いたずらっこの男の子マックスは、今夜もおおかみのぬいぐるみを着ると大あばれ。
「この かいじゅう!」
おかあさんに怒られても平気で言い返す。
「おまえを たべちゃうぞ!」
とうとうマックスは夕飯抜きで寝室に閉じ込められた。
ところがその部屋に、にょきりにょきりと木が生えだして……気が付けばすっかり森の中。そこへ波が打ち寄せてマックスは船に乗り込んだ。長い時間をかけて航海すると、たどりついたのは「かいじゅうたちの いるところ」。すごい歯をガチガチさせて、うおーーっとほえて、目玉をぎょろぎょろさせ、すごい爪をむきだしている。なんて恐ろしい! でもマックスだって負けていない。
「しずかにしろ!」
怒鳴りつけると、マックスは魔法を使ってあっという間に彼らの王さまになってしまったのだ。彼らは一緒に踊り、遊び、森の中を行進し……。

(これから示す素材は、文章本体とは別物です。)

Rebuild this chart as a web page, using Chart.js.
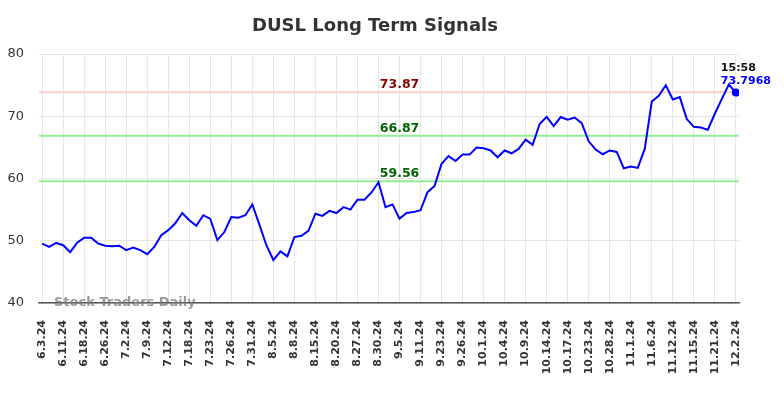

コルデコット賞を受賞しているこの作品は、国際アンデルセン賞をはじめ、数々の絵本賞を獲得しているモーリス・センダックの代表作。世界中の子どもたちを魅了しつづけているロングセラー絵本です。
なんといっても魅力なのは、威勢のいい男の子マックスとかいじゅうたちの緊張感あるやりとり。あんなに迫力のあるかいじゅうたちが、彼の手にかかると何だか愛らしく見えてくるのです。それでもやっぱり小さな男の子。疲れ切ったあとに思い出すのは……おかあさんの懐かしいあの匂い。
豪快でちょっぴり恐ろしくもあるこの絵本。だけど読めばすっかりその世界に入り込んで夢中になってしまうのは、細かく小さなしかけの積み重ね。くるくる変わるマックスの表情に、本心を読み切れないかいじゅうたちの存在。現実と夢の行き帰り。それは永遠のようでもあり、ほんの一瞬のようでもあり。安堵の気持ちで絵本を閉じ、すぐまた読み返したくなってしまう。大人が読めば、子どもの内面の豊かさを思い出させてくれるような1冊でもあるのです。
(磯崎園子 絵本ナビ編集長)

かいじゅうの国をたずねよう。コルデコット賞を受賞し、 世界中の子どもたちをひきつけてやまないセンダックの代表作。 子どもの内面のドラマをみごとに描いて、今世紀最高の絵本と言われています。

とても有名な絵本で、映画化もされたようですね。
知人にすすめられ、夫も子供の頃お気に入りだったとのことで、手に取ってみました。
マックスはおおかみのぬいぐるみを着てイタズラ放題。怒ったお母さんに夕飯抜きで寝室に放り込まれます。そこからマックスの想像の世界(?)に突入。船で長旅にでかけ、かいじゅうたちのいるところで王様になります。かいじゅうたちと歌い踊り、得意になってひとしきり楽しんだら寂しくなって、船で長旅をして帰り着いたところは、いつもの寝室。まだあたたかい夕飯が置いてあった…というストーリーです。
文章は短く簡潔。でもその裏に多くが語られている気がします。
子供の有り余るエネルギー、好奇心、冒険心、心に溜まっているものを思う存分発散して、やっぱり最後に戻ってくるのはいつもの場所。安心感、お母さんのぬくもり。読後感がとてもいいです。挿絵もトーンが暗めですが、不思議な魅力を持っています。
娘には、まだ早くてわからなかったかな…。
反応は薄くて、お気に入りの本とまではならなかったようです。